Korean Patent Application No. 2001-0079227 discloses that the introduction of human interferon-β MAR into the animal cell expression vector can improve foreign gene expression and lead to efficient expression of recombinant proteins. In addition, Korean Patent Application No. 2007-0108451 discloses that the animal cell expression vector including two copies of human β-globin MAR can further improve the target protein expression level as compared with the vector including one copy of human β-globin MAR. This patent describes comparison results between one copy and two copies of MAR factors, but not comparison results between two copies and three copies of MAR factors.
Hanson and Ley found CSP-B 5′-SAR and CSP-B 3′-SAR from approximately 70 kb of the human chromosome 14q11.2 hematopoietic serine protease gene cluster and obtained their nucleotide sequences, and verified that these SARs bind to scaffolds derived from the cellular nucleus through in vitro experiment (Hanson and Ley, Blood, 79, 610-618 (1992)).
The CSP-B 5′-SAR and CSP-B 3′-SAR are registered as GenBank Accession #M62717 and GenBank Accession #M62716, respectively. They are 2429-bp long and 1233-bp long, respectively, and thus the CSP-B 5′-SAR is two folds longer than the 3′-SAR. Human chromosome 14 DNA sequence is registered as GenBank Accession #AL136018. In this sequence, the length between a transcription initiation codon for a gene coding the CSP-B protein and the 5′-SAR located upstream thereof is 1195 bp, and the length between a transcription termination codon of the gene for coding the CSP-B protein and the 3′-SAR located downstream thereof is 4543 bp.
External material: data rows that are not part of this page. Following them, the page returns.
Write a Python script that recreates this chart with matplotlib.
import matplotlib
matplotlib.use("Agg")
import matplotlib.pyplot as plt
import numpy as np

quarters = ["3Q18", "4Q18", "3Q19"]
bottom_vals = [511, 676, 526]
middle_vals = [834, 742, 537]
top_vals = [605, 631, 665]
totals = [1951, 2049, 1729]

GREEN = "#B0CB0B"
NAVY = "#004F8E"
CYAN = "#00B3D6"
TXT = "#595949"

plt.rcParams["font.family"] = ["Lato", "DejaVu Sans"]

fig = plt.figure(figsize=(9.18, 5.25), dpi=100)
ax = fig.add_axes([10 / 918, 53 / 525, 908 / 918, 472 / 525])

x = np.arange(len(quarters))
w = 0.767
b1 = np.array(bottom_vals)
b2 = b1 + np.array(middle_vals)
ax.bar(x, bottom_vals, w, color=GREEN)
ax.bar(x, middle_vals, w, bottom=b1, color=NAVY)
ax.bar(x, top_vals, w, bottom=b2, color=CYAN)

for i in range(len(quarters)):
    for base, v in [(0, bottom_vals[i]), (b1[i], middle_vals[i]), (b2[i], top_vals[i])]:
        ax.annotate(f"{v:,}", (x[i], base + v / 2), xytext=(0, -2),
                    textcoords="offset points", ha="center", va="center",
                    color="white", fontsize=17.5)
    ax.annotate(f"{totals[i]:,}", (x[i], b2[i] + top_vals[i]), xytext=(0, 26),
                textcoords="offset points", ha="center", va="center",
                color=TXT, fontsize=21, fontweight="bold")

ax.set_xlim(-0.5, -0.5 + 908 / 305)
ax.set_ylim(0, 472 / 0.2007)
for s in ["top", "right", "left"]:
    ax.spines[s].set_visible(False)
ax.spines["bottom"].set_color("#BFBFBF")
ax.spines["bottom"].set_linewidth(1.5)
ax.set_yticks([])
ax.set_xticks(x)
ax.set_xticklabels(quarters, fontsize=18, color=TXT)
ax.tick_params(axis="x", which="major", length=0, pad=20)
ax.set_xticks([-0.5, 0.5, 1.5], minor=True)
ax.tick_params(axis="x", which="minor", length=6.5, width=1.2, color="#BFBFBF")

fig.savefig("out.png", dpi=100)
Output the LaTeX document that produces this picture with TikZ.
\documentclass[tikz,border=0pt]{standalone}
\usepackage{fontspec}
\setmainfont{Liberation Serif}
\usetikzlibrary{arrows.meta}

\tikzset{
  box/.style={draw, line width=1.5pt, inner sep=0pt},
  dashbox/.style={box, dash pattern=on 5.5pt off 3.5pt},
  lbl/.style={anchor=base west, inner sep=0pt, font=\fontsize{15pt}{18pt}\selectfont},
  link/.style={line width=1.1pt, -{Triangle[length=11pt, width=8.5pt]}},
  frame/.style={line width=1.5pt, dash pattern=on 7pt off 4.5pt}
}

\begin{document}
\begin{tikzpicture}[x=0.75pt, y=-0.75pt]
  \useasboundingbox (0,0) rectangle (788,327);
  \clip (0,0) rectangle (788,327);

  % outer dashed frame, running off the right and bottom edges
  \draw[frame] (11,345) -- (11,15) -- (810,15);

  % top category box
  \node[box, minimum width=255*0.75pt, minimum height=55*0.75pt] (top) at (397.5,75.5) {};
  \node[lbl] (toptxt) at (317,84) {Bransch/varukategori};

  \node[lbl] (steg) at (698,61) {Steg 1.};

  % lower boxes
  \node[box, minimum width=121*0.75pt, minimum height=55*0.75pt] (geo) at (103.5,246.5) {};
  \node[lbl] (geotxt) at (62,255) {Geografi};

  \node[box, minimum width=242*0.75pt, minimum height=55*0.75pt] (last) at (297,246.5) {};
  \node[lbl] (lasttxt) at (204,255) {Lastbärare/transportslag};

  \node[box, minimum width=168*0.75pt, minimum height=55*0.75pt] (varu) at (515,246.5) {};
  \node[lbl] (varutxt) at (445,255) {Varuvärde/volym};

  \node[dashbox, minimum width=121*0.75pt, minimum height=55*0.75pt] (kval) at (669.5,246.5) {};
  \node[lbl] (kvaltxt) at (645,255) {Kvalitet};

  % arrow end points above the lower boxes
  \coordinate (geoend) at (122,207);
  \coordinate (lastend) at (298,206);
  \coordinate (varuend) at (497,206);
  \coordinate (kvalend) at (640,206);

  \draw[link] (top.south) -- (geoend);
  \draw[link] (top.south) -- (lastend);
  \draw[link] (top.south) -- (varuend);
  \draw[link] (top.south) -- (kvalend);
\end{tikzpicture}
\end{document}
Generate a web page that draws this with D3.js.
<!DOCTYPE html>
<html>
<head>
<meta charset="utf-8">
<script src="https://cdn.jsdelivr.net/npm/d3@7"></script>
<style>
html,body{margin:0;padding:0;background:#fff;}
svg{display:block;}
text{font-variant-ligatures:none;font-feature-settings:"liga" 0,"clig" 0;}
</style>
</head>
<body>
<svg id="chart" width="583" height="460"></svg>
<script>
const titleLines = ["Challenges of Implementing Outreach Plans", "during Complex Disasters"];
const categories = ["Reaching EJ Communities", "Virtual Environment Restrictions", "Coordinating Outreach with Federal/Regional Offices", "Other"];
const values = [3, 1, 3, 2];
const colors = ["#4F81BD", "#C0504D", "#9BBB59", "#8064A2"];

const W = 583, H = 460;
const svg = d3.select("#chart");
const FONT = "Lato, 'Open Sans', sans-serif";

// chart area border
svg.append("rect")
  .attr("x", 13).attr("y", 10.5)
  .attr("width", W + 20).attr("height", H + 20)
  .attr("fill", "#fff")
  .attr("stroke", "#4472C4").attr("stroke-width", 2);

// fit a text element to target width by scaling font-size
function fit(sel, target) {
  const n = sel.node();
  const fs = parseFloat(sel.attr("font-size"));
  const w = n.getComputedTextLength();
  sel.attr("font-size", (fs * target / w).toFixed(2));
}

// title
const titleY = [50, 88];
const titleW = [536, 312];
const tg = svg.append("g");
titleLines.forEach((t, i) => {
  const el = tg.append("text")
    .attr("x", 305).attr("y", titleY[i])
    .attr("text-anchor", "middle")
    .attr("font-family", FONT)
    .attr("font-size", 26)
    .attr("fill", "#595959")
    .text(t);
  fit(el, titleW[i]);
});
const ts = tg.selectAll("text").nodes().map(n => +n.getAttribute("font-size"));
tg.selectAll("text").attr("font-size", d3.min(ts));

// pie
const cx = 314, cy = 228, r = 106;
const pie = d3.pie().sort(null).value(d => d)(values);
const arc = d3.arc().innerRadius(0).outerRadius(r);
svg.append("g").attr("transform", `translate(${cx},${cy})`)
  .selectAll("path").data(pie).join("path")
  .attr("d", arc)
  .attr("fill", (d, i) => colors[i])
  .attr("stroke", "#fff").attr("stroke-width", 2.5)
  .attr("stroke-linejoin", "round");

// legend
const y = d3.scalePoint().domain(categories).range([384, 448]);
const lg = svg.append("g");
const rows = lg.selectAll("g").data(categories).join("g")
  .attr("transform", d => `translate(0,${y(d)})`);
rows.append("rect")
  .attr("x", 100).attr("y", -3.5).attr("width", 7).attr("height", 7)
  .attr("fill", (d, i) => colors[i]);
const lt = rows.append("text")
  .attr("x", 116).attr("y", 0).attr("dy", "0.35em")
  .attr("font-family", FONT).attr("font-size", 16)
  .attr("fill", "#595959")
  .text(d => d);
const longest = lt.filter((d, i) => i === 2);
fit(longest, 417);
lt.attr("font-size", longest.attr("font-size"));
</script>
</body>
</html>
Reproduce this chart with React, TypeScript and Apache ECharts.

Throughout the entire specification, many papers and patent documents are referenced and their citations are represented. The disclosures of cited papers and patent documents are entirely incorporated by reference into the present specification, and the level of the technical field within which the present invention falls and details of the present invention are explained more clearly.